GIVEN EXERCISE:
Leave out the pictures and restate the rest of the data exactly.

DATA BLOCK:
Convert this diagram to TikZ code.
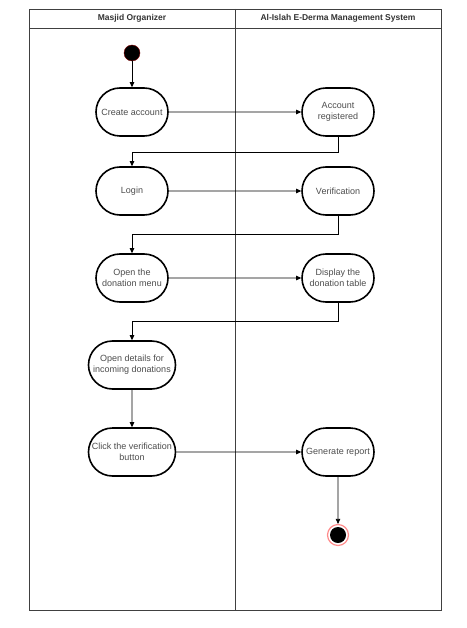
\documentclass[tikz,border=0pt]{standalone}
\usepackage{fontspec}
\setmainfont{Liberation Sans}
\usetikzlibrary{arrows.meta}
\usetikzlibrary{shapes.misc}

\begin{document}
\begin{tikzpicture}[x=1pt,y=-1pt,
	act/.style={draw,rounded rectangle,line width=1.6pt,minimum width=74pt,minimum height=48pt,inner sep=1pt,align=center,font=\fontsize{9}{11}\selectfont,text=black!70},
	flow/.style={-{Triangle[length=5pt,width=4.5pt]},line width=0.7pt},
	lane/.style={font=\bfseries\fontsize{8.5}{10}\selectfont,text=black!80}]
	\useasboundingbox (0,0) rectangle (466,628);

	% swimlanes
	\draw[line width=0.8pt,black!75] (29,9) rectangle (441,610);
	\draw[line width=0.8pt,black!75] (29,28) -- (441,28);
	\draw[line width=0.8pt,black!75] (235,9) -- (235,610);
	\node[lane] (org) at (132,18.5) {Masjid Organizer};
	\node[lane] (sys) at (338,18.5) {Al-Islah E-Derma Management System};

	\node[circle,fill=black,draw=red!50!black,minimum size=16pt,inner sep=0pt] (start) at (132,53) {};

	\node[act] (create) at (132,112) {Create account};
	\node[act] (registered) at (338,112) {Account\\registered};
	\node[act] (login) at (132,191) {Login};
	\node[act] (verify) at (338,191) {Verification};
	\node[act] (menu) at (132,278) {Open the\\donation menu};
	\node[act] (table) at (338,278) {Display the\\donation table};
	\node[act,minimum width=89pt] (details) at (132,365) {Open details for\\incoming donations};
	\node[act,minimum width=89pt] (click) at (132,452) {Click the verification\\button};
	\node[act] (report) at (338,452) {Generate report};

	\node[circle,draw=red!45,line width=1.2pt,minimum size=21pt,inner sep=0pt,
		path picture={\fill[black] (path picture bounding box.center) circle (8pt);}] (stop) at (338,535) {};

	\draw[flow] (start) -- (create);
	\draw[flow] (create) -- (registered);
	\draw[flow] (registered.south) -- ++(0,16) -| (login.north);
	\draw[flow] (login) -- (verify);
	\draw[flow] (verify.south) -- ++(0,19) -| (menu.north);
	\draw[flow] (menu) -- (table);
	\draw[flow] (table.south) -- ++(0,19) -| (details.north);
	\draw[flow] (details) -- (click);
	\draw[flow] (click) -- (report);
	\draw[flow] (report) -- (stop);
\end{tikzpicture}
\end{document}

TASK ANSWER:
Convert this diagram to TikZ code.
\documentclass[tikz,border=0pt]{standalone}
\usepackage{fontspec}
\setmainfont{Liberation Sans}
\usetikzlibrary{arrows.meta}
\usetikzlibrary{shapes.misc}

\begin{document}
\begin{tikzpicture}[x=1pt,y=-1pt,
	act/.style={draw,rounded rectangle,line width=1.6pt,minimum width=74pt,minimum height=48pt,inner sep=1pt,align=center,font=\fontsize{9}{11}\selectfont,text=black!70},
	flow/.style={-{Triangle[length=5pt,width=4.5pt]},line width=0.7pt},
	lane/.style={font=\bfseries\fontsize{8.5}{10}\selectfont,text=black!80}]
	\useasboundingbox (0,0) rectangle (466,628);

	% swimlanes
	\draw[line width=0.8pt,black!75] (29,9) rectangle (441,610);
	\draw[line width=0.8pt,black!75] (29,28) -- (441,28);
	\draw[line width=0.8pt,black!75] (235,9) -- (235,610);
	\node[lane] (org) at (132,18.5) {Masjid Organizer};
	\node[lane] (sys) at (338,18.5) {Al-Islah E-Derma Management System};

	\node[circle,fill=black,draw=red!50!black,minimum size=16pt,inner sep=0pt] (start) at (132,53) {};

	\node[act] (create) at (132,112) {Create account};
	\node[act] (registered) at (338,112) {Account\\registered};
	\node[act] (login) at (132,191) {Login};
	\node[act] (verify) at (338,191) {Verification};
	\node[act] (menu) at (132,278) {Open the\\donation menu};
	\node[act] (table) at (338,278) {Display the\\donation table};
	\node[act,minimum width=89pt] (details) at (132,365) {Open details for\\incoming donations};
	\node[act,minimum width=89pt] (click) at (132,452) {Click the verification\\button};
	\node[act] (report) at (338,452) {Generate report};

	\node[circle,draw=red!45,line width=1.2pt,minimum size=21pt,inner sep=0pt,
		path picture={\fill[black] (path picture bounding box.center) circle (8pt);}] (stop) at (338,535) {};

	\draw[flow] (start) -- (create);
	\draw[flow] (create) -- (registered);
	\draw[flow] (registered.south) -- ++(0,16) -| (login.north);
	\draw[flow] (login) -- (verify);
	\draw[flow] (verify.south) -- ++(0,19) -| (menu.north);
	\draw[flow] (menu) -- (table);
	\draw[flow] (table.south) -- ++(0,19) -| (details.north);
	\draw[flow] (details) -- (click);
	\draw[flow] (click) -- (report);
	\draw[flow] (report) -- (stop);
\end{tikzpicture}
\end{document}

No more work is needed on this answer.